:: TASK GOAL ::
Using the material below, copy every line where "that" appears.

:: SUPPLIED RECORDS ::
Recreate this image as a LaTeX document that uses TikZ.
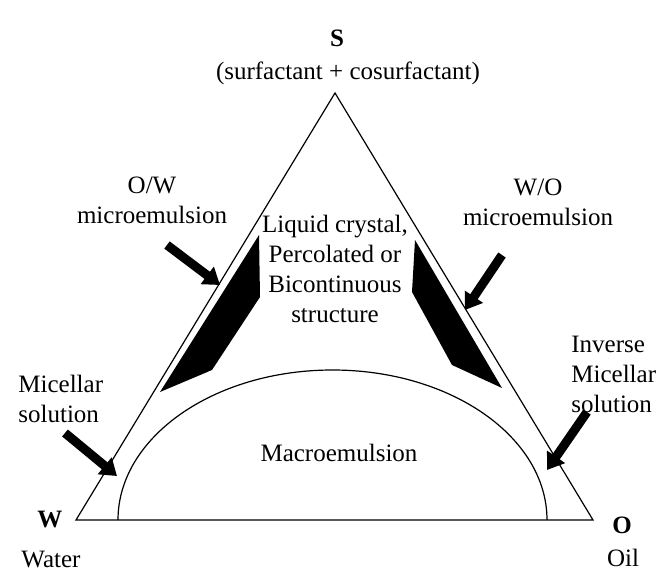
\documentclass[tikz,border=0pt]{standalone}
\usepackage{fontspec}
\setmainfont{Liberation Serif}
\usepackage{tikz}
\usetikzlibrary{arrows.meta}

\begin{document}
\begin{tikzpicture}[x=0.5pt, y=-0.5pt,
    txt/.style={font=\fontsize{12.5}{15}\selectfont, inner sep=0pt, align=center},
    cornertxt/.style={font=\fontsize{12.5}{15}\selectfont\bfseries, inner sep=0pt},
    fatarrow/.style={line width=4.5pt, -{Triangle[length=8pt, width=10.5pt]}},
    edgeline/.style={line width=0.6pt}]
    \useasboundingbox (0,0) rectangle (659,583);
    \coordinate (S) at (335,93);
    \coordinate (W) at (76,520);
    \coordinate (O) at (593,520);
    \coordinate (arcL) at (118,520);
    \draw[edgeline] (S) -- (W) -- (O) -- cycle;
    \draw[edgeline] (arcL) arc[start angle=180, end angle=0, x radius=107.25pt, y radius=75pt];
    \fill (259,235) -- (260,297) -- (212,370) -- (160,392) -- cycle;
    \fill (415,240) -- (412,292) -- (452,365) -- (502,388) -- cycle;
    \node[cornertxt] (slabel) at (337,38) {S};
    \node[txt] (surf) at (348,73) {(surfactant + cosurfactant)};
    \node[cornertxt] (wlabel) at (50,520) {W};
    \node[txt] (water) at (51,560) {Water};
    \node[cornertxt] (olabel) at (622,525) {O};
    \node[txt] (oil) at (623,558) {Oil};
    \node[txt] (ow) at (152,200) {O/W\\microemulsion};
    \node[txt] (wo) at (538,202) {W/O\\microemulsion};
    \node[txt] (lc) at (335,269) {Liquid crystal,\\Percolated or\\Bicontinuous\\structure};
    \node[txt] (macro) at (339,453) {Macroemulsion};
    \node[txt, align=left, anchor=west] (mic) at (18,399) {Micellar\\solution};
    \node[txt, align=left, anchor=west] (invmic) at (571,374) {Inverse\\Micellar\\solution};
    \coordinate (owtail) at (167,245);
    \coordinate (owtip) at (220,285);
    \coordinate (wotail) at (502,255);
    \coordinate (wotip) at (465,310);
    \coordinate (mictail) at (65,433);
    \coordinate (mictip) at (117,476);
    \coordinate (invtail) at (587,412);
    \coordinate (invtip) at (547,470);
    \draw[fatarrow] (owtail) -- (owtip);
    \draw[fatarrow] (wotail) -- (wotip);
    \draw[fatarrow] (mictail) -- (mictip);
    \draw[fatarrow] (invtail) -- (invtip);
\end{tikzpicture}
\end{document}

* * *

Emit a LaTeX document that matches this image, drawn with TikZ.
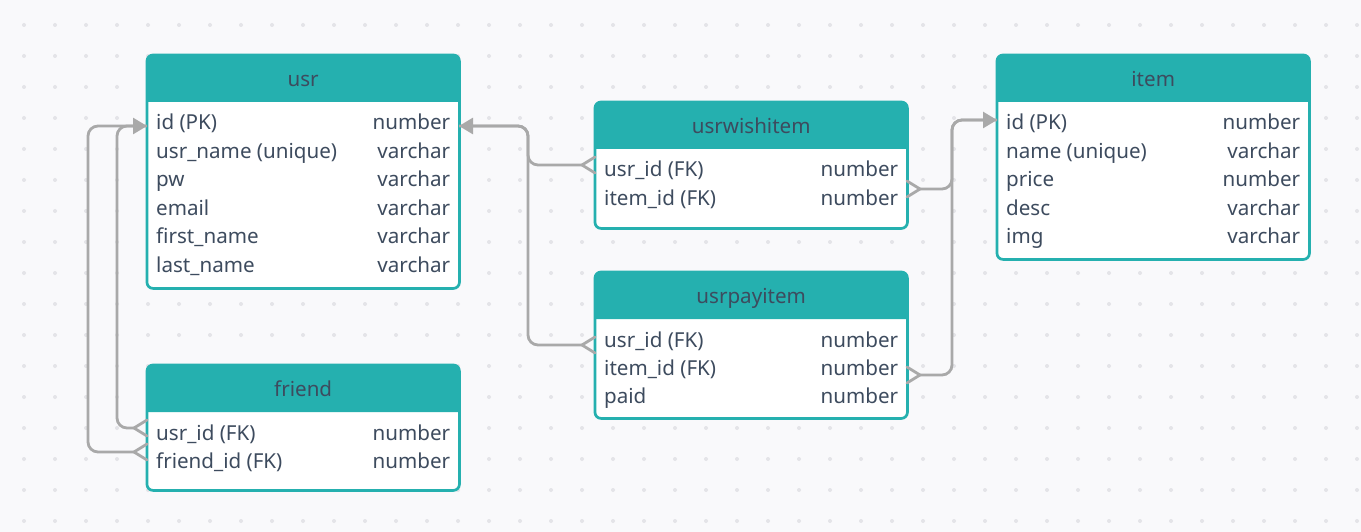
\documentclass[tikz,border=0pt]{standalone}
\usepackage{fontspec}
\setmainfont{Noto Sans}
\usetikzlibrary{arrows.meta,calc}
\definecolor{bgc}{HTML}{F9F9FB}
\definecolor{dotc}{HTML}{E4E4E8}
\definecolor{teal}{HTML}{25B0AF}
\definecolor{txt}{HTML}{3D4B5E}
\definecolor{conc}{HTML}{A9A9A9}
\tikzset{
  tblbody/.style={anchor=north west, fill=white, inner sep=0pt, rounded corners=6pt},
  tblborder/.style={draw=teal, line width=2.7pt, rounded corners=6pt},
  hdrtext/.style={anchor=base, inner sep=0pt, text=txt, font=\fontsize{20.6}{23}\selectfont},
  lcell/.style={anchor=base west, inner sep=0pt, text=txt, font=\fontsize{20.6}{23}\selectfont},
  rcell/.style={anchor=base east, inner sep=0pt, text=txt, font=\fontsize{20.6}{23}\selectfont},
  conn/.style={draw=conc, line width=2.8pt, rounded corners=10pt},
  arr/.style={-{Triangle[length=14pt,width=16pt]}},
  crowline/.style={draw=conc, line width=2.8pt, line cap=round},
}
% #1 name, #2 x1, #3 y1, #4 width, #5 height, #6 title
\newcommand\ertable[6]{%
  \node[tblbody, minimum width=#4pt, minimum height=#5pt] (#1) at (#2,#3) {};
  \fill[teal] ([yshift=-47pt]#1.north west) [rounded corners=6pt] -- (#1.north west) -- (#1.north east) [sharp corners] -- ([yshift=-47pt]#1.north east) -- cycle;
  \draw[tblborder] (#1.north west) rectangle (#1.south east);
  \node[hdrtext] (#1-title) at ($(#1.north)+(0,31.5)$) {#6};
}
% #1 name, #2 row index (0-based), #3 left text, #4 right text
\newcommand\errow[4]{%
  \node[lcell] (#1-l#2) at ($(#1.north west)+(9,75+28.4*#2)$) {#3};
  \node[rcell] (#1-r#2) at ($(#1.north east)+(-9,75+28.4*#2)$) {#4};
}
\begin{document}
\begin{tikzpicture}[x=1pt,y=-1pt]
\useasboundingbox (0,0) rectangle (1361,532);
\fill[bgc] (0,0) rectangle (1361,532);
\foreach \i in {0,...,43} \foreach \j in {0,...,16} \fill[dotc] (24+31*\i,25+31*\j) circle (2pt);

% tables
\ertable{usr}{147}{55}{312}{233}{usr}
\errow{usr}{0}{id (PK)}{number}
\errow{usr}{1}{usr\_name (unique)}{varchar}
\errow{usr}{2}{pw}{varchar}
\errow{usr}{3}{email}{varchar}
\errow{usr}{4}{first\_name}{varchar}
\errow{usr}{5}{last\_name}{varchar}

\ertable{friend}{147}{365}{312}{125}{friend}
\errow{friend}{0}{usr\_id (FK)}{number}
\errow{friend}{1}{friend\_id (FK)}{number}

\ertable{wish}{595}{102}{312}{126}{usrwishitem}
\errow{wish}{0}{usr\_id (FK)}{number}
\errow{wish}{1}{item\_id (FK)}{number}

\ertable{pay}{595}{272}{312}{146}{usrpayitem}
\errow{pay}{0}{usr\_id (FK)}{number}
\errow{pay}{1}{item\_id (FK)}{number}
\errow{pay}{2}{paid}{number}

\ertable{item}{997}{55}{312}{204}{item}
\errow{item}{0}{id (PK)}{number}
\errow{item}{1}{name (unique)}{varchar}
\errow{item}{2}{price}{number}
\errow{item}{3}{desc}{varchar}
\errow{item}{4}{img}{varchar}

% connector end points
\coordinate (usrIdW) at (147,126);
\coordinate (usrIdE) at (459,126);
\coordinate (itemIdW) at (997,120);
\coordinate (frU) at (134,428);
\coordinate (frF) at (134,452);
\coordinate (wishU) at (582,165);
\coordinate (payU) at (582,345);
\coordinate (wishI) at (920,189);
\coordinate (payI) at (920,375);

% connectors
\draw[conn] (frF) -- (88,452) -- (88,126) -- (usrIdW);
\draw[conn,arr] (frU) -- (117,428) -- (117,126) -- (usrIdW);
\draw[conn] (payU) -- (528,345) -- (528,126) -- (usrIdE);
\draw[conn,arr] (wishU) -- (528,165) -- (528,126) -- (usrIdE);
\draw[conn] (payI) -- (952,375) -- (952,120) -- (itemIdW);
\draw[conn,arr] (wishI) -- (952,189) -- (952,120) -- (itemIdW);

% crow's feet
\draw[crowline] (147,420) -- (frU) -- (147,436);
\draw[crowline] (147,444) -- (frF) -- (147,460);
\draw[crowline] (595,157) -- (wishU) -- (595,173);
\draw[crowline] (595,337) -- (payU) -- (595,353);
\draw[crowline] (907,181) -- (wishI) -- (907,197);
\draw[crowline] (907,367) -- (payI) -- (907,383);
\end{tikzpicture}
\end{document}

:: SOLUTION ::
Recreate this image as a LaTeX document that uses TikZ.
Emit a LaTeX document that matches this image, drawn with TikZ.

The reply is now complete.